Awesome job done by the NESO team. Your Videos are great. They help many students like me to understand difficult concepts very easily. Thank You Team NESO...!!!
Absolutely brilliant lecture. Table filling method is one of the hardest but also the most beautiful method to minimize one of the most complex data structures like DFA.
I will prefer to worship you daily and will make a statue , my savior! my God! Master of Explaining things Easily! You are really gr8 in teaching DE and TOC!
Lmao, i was following along doing my homework with him and when I was done and went back to check my work i noticed that i was working on the exact same problem and got the same answer. its either a small world or there is some trickery in the works here, lol. Many thanks!!!!!
Thank you sir .I am the follower of your course since my second year. I am worried that you did not made a playlist of microprocessor and micro controller.😥.. Ok I am satisfied with your available playlist.

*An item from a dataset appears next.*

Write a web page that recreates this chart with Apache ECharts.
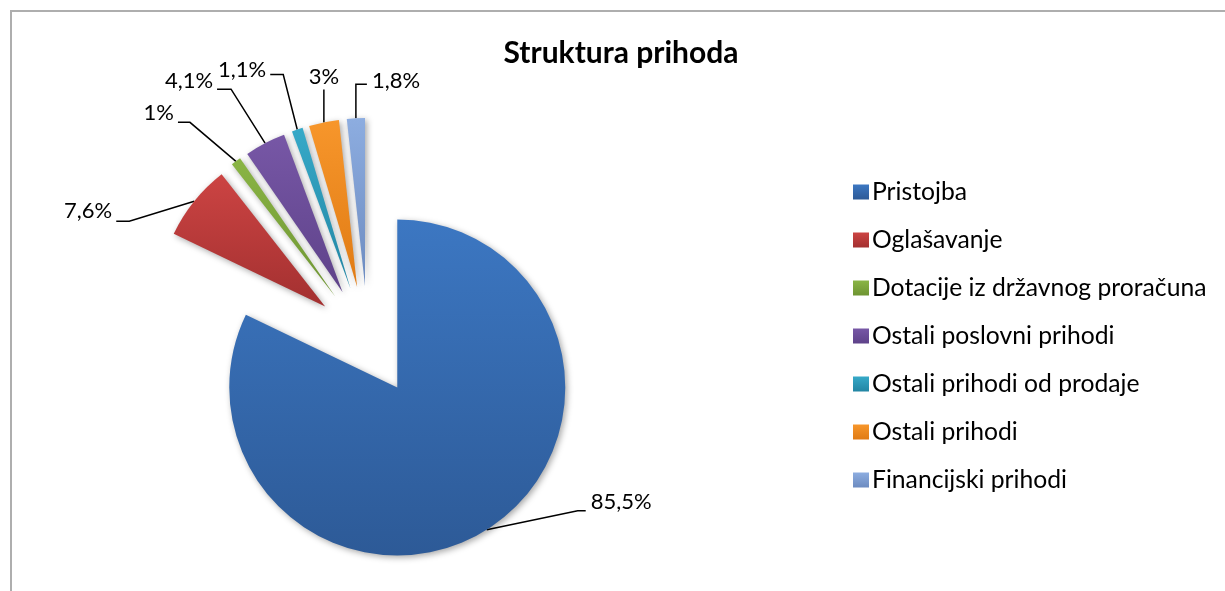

See DFA responds to each and every symbol ..Okay ? .... So Dead State also mandatory Atleast One dead state is mandatory as DFA is Complete (as it responds to every input )
if (C,D) is unmarked pair and (C,E) is unmarked pair then can combine and form (C,D,E) a final state in DFA. if not then what we have to do in that case.
Very clear explanation! Thank you! However, I may have spotted a slight error in the video. Around 15:46, you write the pair (A, B). I reckon this should be (B, A).
for 3rd step, what you wrote was enough right? we have already seen the outputs for all unmarked pairs, for checking once again we just have to take a look at the output again right?
Thanks for the explanation, it was helpful! i just want to clarify one thing. Suppose after applying this algo, i get 2 states such as (BC) and (EF) where E and F are final ( hence EF will be final as well), i am now left with 2 other states in the original DFA, A and D. A is the initial state. Do i have to combine A and D or make separate states? Quick response will be appreciated.
When checking (P,Q) = (F,B) (13:40), he didn't check for transitions on value = 1. Technically it would be the pair F,D on 1, which is checkmarked already. Did the video forget to check that, or is there a rule on when we have to check all values to be check marked?